‘Why does everyone hate me?’ A John’s fresher speaks out

You hate SAM WATTS. And he wants to know why

johns Sam Watts

As a John’s fresher, the first thing I learnt wasn’t how to get to Sidgwick, or where to find my DoS, but that I should expect widespread animosity when venturing out into Cambridge.

This struck me as rather unfair as I tried my hardest not to piss anyone off in my first five hours at university.

But, try as  I might, I did encounter some less than amicable students during my first expedition to Cindies.

From reading The Tab, in the long lonely weeks after my friends had gone to their much more exciting freshers, I had gathered that John’s had a bit of a reputation for being the dicks of Cambridge.

I didn’t realise how popular this view would be, or how unfair it is.

Just your average Johnian taking a stroll…

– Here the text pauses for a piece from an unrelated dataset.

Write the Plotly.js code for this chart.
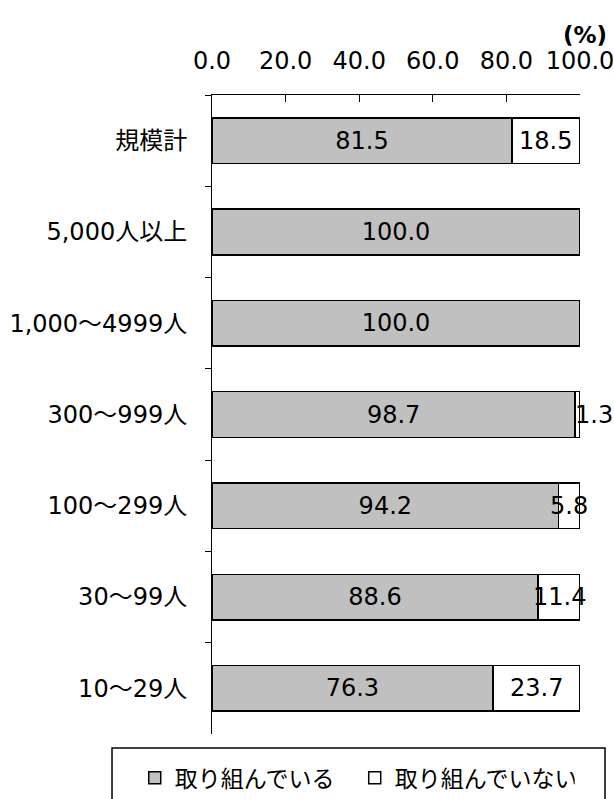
<!DOCTYPE html>
<html><head><meta charset="utf-8">
<script src="https://cdn.plot.ly/plotly-3.0.1.min.js"></script>
<style>html,body{margin:0;padding:0;background:#fff}</style>
</head><body><div id="chart" style="width:614px;height:799px"></div>
<script>
const categories = ["規模計","5,000人以上","1,000～4999人","300～999人","100～299人","30～99人","10～29人"];
const doing = [81.5,100.0,100.0,98.7,94.2,88.6,76.3];
const notDoing = [18.5,0.0,0.0,1.3,5.8,11.4,23.7];
const seriesNames = ["取り組んでいる","取り組んでいない"];
const xTicks = [0,20,40,60,80,100];

const FONT = "DejaVu Sans, Verdana, 'Noto Sans CJK JP', sans-serif";
const fs = 24;

const traces = [
  {type:'bar', orientation:'h', name:seriesNames[0], y:categories, x:doing,
   marker:{color:'#C0C0C0', line:{color:'#000', width:1.5}},
   text:doing.map(v=>v.toFixed(1)), textposition:'inside', insidetextanchor:'middle',
   textfont:{family:FONT,size:fs,color:'#000'}, cliponaxis:false, hoverinfo:'skip'},
  {type:'bar', orientation:'h', name:seriesNames[1], y:categories, x:notDoing,
   marker:{color:'#FFFFFF', line:{color:'#000', width:1.5}},
   textposition:'none', hoverinfo:'skip'}
];

const annotations = [];
categories.forEach((c,i)=>{
  if(notDoing[i]>0){
    const tiny = notDoing[i] < 3;
    annotations.push({x:doing[i]+notDoing[i]/2, y:c, xref:'x', yref:'y', text:notDoing[i].toFixed(1),
      xanchor: tiny ? 'left' : 'center', xshift: tiny ? -4 : 0, borderpad:0,
      showarrow:false, font:{family:FONT,size:fs,color:'#000'}});
  }
});
annotations.push({x:1.0136, y:1.094, xref:'paper', yref:'paper', xanchor:'center', yanchor:'middle',
  text:'<b>(%)</b>', showarrow:false, font:{family:FONT,size:23,color:'#000'}});

const layout = {
  width:614, height:799,
  margin:{l:212, r:34, t:95, b:65, autoexpand:false},
  paper_bgcolor:'#fff', plot_bgcolor:'#fff',
  barmode:'stack', bargap:0.5, showlegend:true,
  font:{family:FONT, size:fs, color:'#000'},
  xaxis:{side:'top', range:[0,100], tickvals:xTicks, ticktext:xTicks.map(v=>v.toFixed(1)),
    ticks:'inside', ticklen:7, tickcolor:'#000', showline:true, linecolor:'#000', linewidth:1,
    showgrid:false, zeroline:false, tickfont:{family:FONT,size:fs,color:'#000'},
    ticklabelstandoff:15, ticklabeloverflow:'allow', fixedrange:true},
  yaxis:{autorange:'reversed', type:'category', showline:true, linecolor:'#000', linewidth:1,
    ticks:'outside', tickson:'boundaries', ticklen:6, tickcolor:'#000', showgrid:false,
    tickfont:{family:FONT,size:fs,color:'#000'}, ticklabelstandoff:19, fixedrange:true},
  legend:{orientation:'h', traceorder:'normal', x:-0.21, xanchor:'left', y:-0.035, yanchor:'top',
    font:{family:FONT,size:23,color:'#000'}, bgcolor:'rgba(0,0,0,0)', borderwidth:0,
    itemwidth:30, entrywidth:175},
  shapes:[{type:'rect', xref:'paper', yref:'paper', x0:-0.2717, x1:1.068, y0:-0.0219, y1:-0.11,
    line:{color:'#000', width:1.5}, fillcolor:'rgba(0,0,0,0)'}],
  annotations:annotations
};
Plotly.newPlot('chart', traces, layout, {displayModeBar:false, staticPlot:true});
</script></body></html>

Granted, I did hear a fresher lamenting ‘Daddy’s’ threats of selling her fourth pony; there was the guy who queued up at HSBC for half an hour to take out £20, because he didn’t know how to use a cash point; and there is the constant presence of the huge hulking herculean figures of the John’s rugby team.

But these are just a handful of people in a college of almost 570 undergrads.

From talking to people at other colleges there seem to be two main sources of antipathy: money and sports.

I don’t really understand how Trinity manages to stay under the radar of this abuse given it actually is the wealthiest college in Cambridge.

One could suggest that perhaps they spend so much time studying in college that they haven’t, as of yet, found time to piss off any colleges.

Others say that the difference is John’s dominance on the playing field.

But it seems even stranger to label an entire college nobs, just because it contains 15 men who are very good at getting a ball to one end of a pitch in 80 minutes of intense, sweaty, homoerotic sport.

Who even are they?

So this leads me to one conclusion; like all communities Cambridge needs a scapegoat.

Frustrated students need to vent in a way that getting drunk and listening to the Lion King in a sticky club won’t cover, and John’s fills that function.

And it serves this roles silently, stoically, proudly.

Because it’s the hero Cambridge deserves, but not the one it needs right now. So we’ll hunt him. Because it can take it. Because it’s not our hero. It’s a silent guardian, a watchful protector. A dark knight.